#### [Written request]
Reproduce the listing word for word, leaving every picture behind.

#### [Material provided]

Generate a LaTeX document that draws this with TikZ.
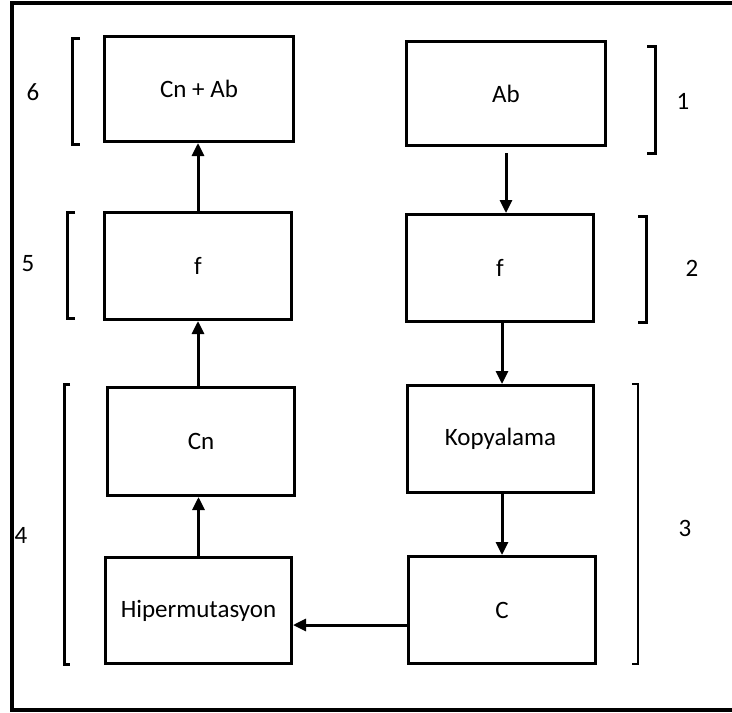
\documentclass[tikz,border=0pt]{standalone}
\usepackage{fontspec}
\setmainfont{Carlito}
\usetikzlibrary{arrows.meta}
\tikzset{
  box/.style={draw, line width=3pt, rectangle, inner sep=0pt, font=\fontsize{25}{30}\selectfont},
  arr/.style={line width=3pt, -{Triangle[length=13pt,width=12pt]}},
  brk/.style={line width=3pt, line join=miter},
  num/.style={font=\fontsize{25}{30}\selectfont, inner sep=0pt}
}
\begin{document}
\begin{tikzpicture}[x=1pt,y=-1pt]
\useasboundingbox (0,0) rectangle (732,713);
% frame (right side lies beyond the picture edge)
\draw[line width=4pt] (733,3) -- (12,3) -- (12,710) -- (733,710);
% boxes
\node[box, minimum width=189pt, minimum height=105pt] (A6) at (199,89) {Cn + Ab};
\node[box, minimum width=199pt, minimum height=104pt] (A1) at (506,93.5) {Ab};
\node[box, minimum width=187pt, minimum height=107pt] (A2) at (500,268) {f};
\node[box, minimum width=187pt, minimum height=107pt] (A5) at (198,266) {f};
\node[box, minimum width=187pt, minimum height=108pt] (A4a) at (201,441.5) {Cn};
\node[box, minimum width=186pt, minimum height=106pt] (A4b) at (198.5,610.5) {Hipermutasyon};
\node[box, minimum width=186pt, minimum height=107pt] (A3a) at (500.5,439) {Kopyalama};
\node[box, minimum width=187pt, minimum height=107pt] (A3b) at (502,610) {C};
% arrows
\draw[arr, shorten <=6pt] (A1.south) -- (A1.south |- A2.north);
\draw[arr] ([xshift=2pt]A2.south) -- ([xshift=2pt]A2.south |- A3a.north);
\draw[arr] ([xshift=1.5pt]A3a.south) -- ([xshift=1.5pt]A3a.south |- A3b.north);
\draw[arr] ([yshift=-15pt]A3b.west) -- ([yshift=-15pt]A3b.west -| A4b.east);
\draw[arr] (A4b.north) -- (A4b.north |- A4a.south);
\draw[arr] ([xshift=-3pt]A4a.north) -- ([xshift=-3pt]A4a.north |- A5.south);
\draw[arr] (A5.north) -- (A5.north |- A6.south);
% brackets
\draw[brk] (80,38) -- (72,38) -- (72,144) -- (80,144);
\draw[brk] (75,212) -- (67,212) -- (67,318) -- (75,318);
\draw[brk] (70,384) -- (64,384) -- (64,664) -- (70,664);
\draw[brk] (647,46) -- (655,46) -- (655,153) -- (647,153);
\draw[brk] (638,216) -- (646,216) -- (646,322) -- (638,322);
\draw[line width=2.5pt] (632,384) -- (638,384) -- (638,664) -- (632,664);
% labels
\node[num] (n6) at (33,92) {6};
\node[num] (n5) at (28,264) {5};
\node[num] (n4) at (21,535) {4};
\node[num] (n1) at (683,101) {1};
\node[num] (n2) at (692,268) {2};
\node[num] (n3) at (685,528) {3};
\end{tikzpicture}
\end{document}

#### [Reply]
Generate a LaTeX document that draws this with TikZ.
\documentclass[tikz,border=0pt]{standalone}
\usepackage{fontspec}
\setmainfont{Carlito}
\usetikzlibrary{arrows.meta}
\tikzset{
  box/.style={draw, line width=3pt, rectangle, inner sep=0pt, font=\fontsize{25}{30}\selectfont},
  arr/.style={line width=3pt, -{Triangle[length=13pt,width=12pt]}},
  brk/.style={line width=3pt, line join=miter},
  num/.style={font=\fontsize{25}{30}\selectfont, inner sep=0pt}
}
\begin{document}
\begin{tikzpicture}[x=1pt,y=-1pt]
\useasboundingbox (0,0) rectangle (732,713);
% frame (right side lies beyond the picture edge)
\draw[line width=4pt] (733,3) -- (12,3) -- (12,710) -- (733,710);
% boxes
\node[box, minimum width=189pt, minimum height=105pt] (A6) at (199,89) {Cn + Ab};
\node[box, minimum width=199pt, minimum height=104pt] (A1) at (506,93.5) {Ab};
\node[box, minimum width=187pt, minimum height=107pt] (A2) at (500,268) {f};
\node[box, minimum width=187pt, minimum height=107pt] (A5) at (198,266) {f};
\node[box, minimum width=187pt, minimum height=108pt] (A4a) at (201,441.5) {Cn};
\node[box, minimum width=186pt, minimum height=106pt] (A4b) at (198.5,610.5) {Hipermutasyon};
\node[box, minimum width=186pt, minimum height=107pt] (A3a) at (500.5,439) {Kopyalama};
\node[box, minimum width=187pt, minimum height=107pt] (A3b) at (502,610) {C};
% arrows
\draw[arr, shorten <=6pt] (A1.south) -- (A1.south |- A2.north);
\draw[arr] ([xshift=2pt]A2.south) -- ([xshift=2pt]A2.south |- A3a.north);
\draw[arr] ([xshift=1.5pt]A3a.south) -- ([xshift=1.5pt]A3a.south |- A3b.north);
\draw[arr] ([yshift=-15pt]A3b.west) -- ([yshift=-15pt]A3b.west -| A4b.east);
\draw[arr] (A4b.north) -- (A4b.north |- A4a.south);
\draw[arr] ([xshift=-3pt]A4a.north) -- ([xshift=-3pt]A4a.north |- A5.south);
\draw[arr] (A5.north) -- (A5.north |- A6.south);
% brackets
\draw[brk] (80,38) -- (72,38) -- (72,144) -- (80,144);
\draw[brk] (75,212) -- (67,212) -- (67,318) -- (75,318);
\draw[brk] (70,384) -- (64,384) -- (64,664) -- (70,664);
\draw[brk] (647,46) -- (655,46) -- (655,153) -- (647,153);
\draw[brk] (638,216) -- (646,216) -- (646,322) -- (638,322);
\draw[line width=2.5pt] (632,384) -- (638,384) -- (638,664) -- (632,664);
% labels
\node[num] (n6) at (33,92) {6};
\node[num] (n5) at (28,264) {5};
\node[num] (n4) at (21,535) {4};
\node[num] (n1) at (683,101) {1};
\node[num] (n2) at (692,268) {2};
\node[num] (n3) at (685,528) {3};
\end{tikzpicture}
\end{document}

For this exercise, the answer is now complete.